Конечно, я не только для общественных пространств творю. Я и картины рисую, это одна из моих специальностей. Эти три проекта — в большей степени работа с архитектурой, со смыслами, когда приходится думать, где-то себя сдерживать, потому что не все сюжеты поймут и воспримут на улицах.
— Вы упомянули о семье… Творчество отца окружало вас с раннего детства. Как вы считаете, повлияло ли оно на вас как на художника?
— Конечно, повлияло. Например, если посмотреть на «Желтый холст» отца, который я видел буквально в младенчестве, и мой автопортрет 2021 года, то можно заметить на обеих картинах трех ворон. Этот «Желтый холст» не попадался мне на глаза с детства, я не помнил его, просто недавно случайно нашел в мастерской. То есть вороны, видимо, каким-то образом «всплыли» из подсознания, когда я рисовал свой автопортрет. Я их видел когда-то, потом забыл, а это все равно отложилось в памяти. С одной стороны, нет такого, что я специально подражаю отцу. И это интересно. С другой — классно, что есть эта преемственность.
— Вы с отцом оба Евгении Макеевы — как вас различают?
— Это иногда вызывает трудности. У меня была как-то выставка под именем Евгений Макеев, и некоторые зрители, почти половина, пришли, будучи уверенными, что они идут смотреть работы моего отца. Можно было бы, наверное, из этого выгоду для себя какую-то извлечь, раскрутить как фишку, но я хочу идти своим путем. Поэтому я решил взять псевдоним Нован.
— Для интерьеров мозаику тоже делаете или только для общественных пространств?
— Был период, когда считалось, что техника мозаики растеряла свою актуальность, но сейчас и в России, и во Владивостоке все чаще к ней возвращаются. Ее можно использовать везде, и в интерьере тоже. Причем не только в ванной комнате, но и в коридоре, в спальне например, делать мозаичные изголовья кровати.
Причем такие панно необязательно даже вшивать в стену. Их можно изготавливать любой сложной формы, добавить крепления и использовать как картину. Я этим сейчас и занимаюсь. В будущем с удовольствием попробовал бы работать не только с мозаикой, но и со стеклом, делать витражи. Я всегда рад, если есть возможность сделать что-то интересное, да еще и с новым материалом.

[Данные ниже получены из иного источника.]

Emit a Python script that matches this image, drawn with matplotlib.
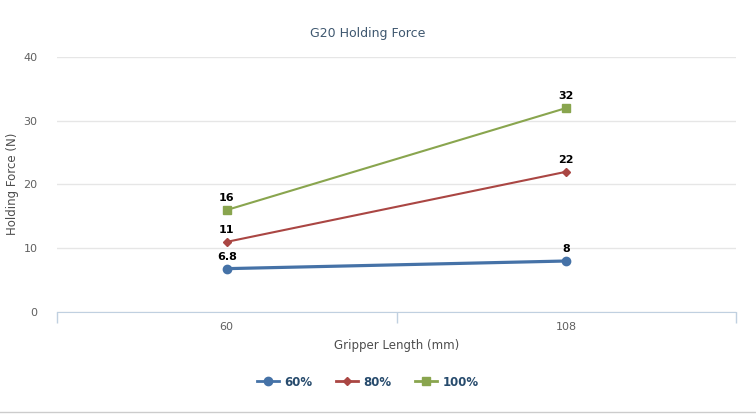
import matplotlib.pyplot as plt
from matplotlib.lines import Line2D

categories = ["60", "108"]
series_names = ["60%", "80%", "100%"]
values_60 = [6.8, 8]
values_80 = [11, 22]
values_100 = [16, 32]
y_ticks = [0, 10, 20, 30, 40]

colors = ["#4572A7", "#AA4643", "#89A54E"]
markers = ["o", "D", "s"]
msizes = [6, 4, 6]
widths = [2.3, 1.5, 1.5]

fig = plt.figure(figsize=(7.56, 4.15), dpi=100)
ax = fig.add_axes([57 / 756, 103 / 415, 679 / 756, 255 / 415])

x = list(range(len(categories)))
all_values = [values_60, values_80, values_100]
for name, vals, c, m, ms, lw in zip(series_names, all_values, colors, markers, msizes, widths):
    ax.plot(x, vals, color=c, marker=m, markersize=ms, linewidth=lw, label=name,
            zorder=3, clip_on=False)
    for xi, v in zip(x, vals):
        ax.annotate(f"{v:g}", (xi, v), xytext=(0, 5), textcoords="offset points",
                    ha="center", va="bottom", fontsize=8, fontweight="bold", color="black")

ax.set_xlim(-0.5, len(categories) - 0.5)
ax.set_ylim(0, 40)
ax.set_yticks(y_ticks)
ax.set_xticks(x)
ax.set_xticklabels(categories)
ax.set_xticks([-0.5, 0.5, 1.5], minor=True)
ax.tick_params(axis="x", which="major", length=0, pad=7, labelsize=8, labelcolor="#606060")
ax.tick_params(axis="x", which="minor", length=8, color="#C0D0E0", width=1)
ax.tick_params(axis="y", length=0, pad=14, labelsize=8, labelcolor="#606060")
ax.grid(axis="y", color="#e6e6e6", linewidth=1)
ax.set_axisbelow(True)
for s in ["top", "right", "left"]:
    ax.spines[s].set_visible(False)
ax.spines["bottom"].set_color("#C0D0E0")

fig.text(13 / 756, 1 - 184 / 415, "Holding Force (N)", rotation=90, ha="center", va="center",
         fontsize=8.5, color="#4d4d4d")
ax.set_xlabel("Gripper Length (mm)", fontsize=8.5, color="#4d4d4d", labelpad=5)
fig.text(368 / 756, 1 - 34 / 415, "G20 Holding Force", ha="center", va="center",
         fontsize=9, color="#3E576F")

handles = [Line2D([0], [0], color=c, marker=m, markersize=ms, linewidth=2)
           for c, m, ms in zip(colors, markers, msizes)]
leg = fig.legend(handles, series_names, loc="center", bbox_to_anchor=(368 / 756, 1 - 382 / 415),
                 ncol=3, frameon=False, handlelength=1.8, columnspacing=2.0, handletextpad=0.5,
                 prop={"size": 8.5, "weight": "bold"})
for t in leg.get_texts():
    t.set_color("#274b6d")

fig.add_artist(Line2D([0, 1], [3 / 415, 3 / 415], color="#cccccc", linewidth=1))

fig.savefig("out.png", dpi=100)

«Для меня главная история — это само творчество. Я люблю метафоры, люблю смотреть и находить в картине, панно разные смыслы, а не просто вазу с цветочками изобразить»
— Что для вас самое главное в творчестве?
— Для меня главная история — это само творчество. Я люблю метафоры, люблю смотреть и находить в картине, панно разные смыслы, а не просто вазу с цветочками изобразить. И авторский почерк, конечно, очень важен, стараюсь сохранять уникальность. Сейчас огромное количество художников вокруг, конкуренция высокая. Так что уникальность в этом смысле — хорошая тактика, на которую имеет смысл делать ставку. Например, у меня есть работы, в которых соединены фрески, то есть что-то реалистичное или экспрессивное, и техника мозаики. Такое чисто технически еще никто не реализовывал. Пока я делаю в этом направлении только первые шаги, но в будущем из этого «симбиоза» можно много чего интересного придумать. Таким же образом я соединял живопись и мозаику. В декабре на выставке в «Арке» как раз представлю серию работ, где живопись и мозаика соединяются стык в стык, без углублений, в один уровень.
Я ко многому в своей работе пришел через «сражения», методом проб и ошибок. И сейчас виден результат. Я покупаю остатки плитки и в своей мастерской экспериментирую. Из Москвы я привез профессиональную смальту, эти кусочки плитки подмешиваю в работы. Кстати, такого тоже во Владивостоке не делают, это ноу-хау. А еще у меня есть идея соединить мозаику и формы, сделанные с помощью 3D-принтера.
Если я хочу дальше развиваться, расти, реализовываться в других местах, поработать в том же Нью-Йорке или Германии, то мне нужно, чтобы каждая моя работа была на высоком уровне. Ведь мне, как всякому художнику, хочется и мир посмотреть, и себя показать. Но база все равно останется в родном Владивостоке, конечно.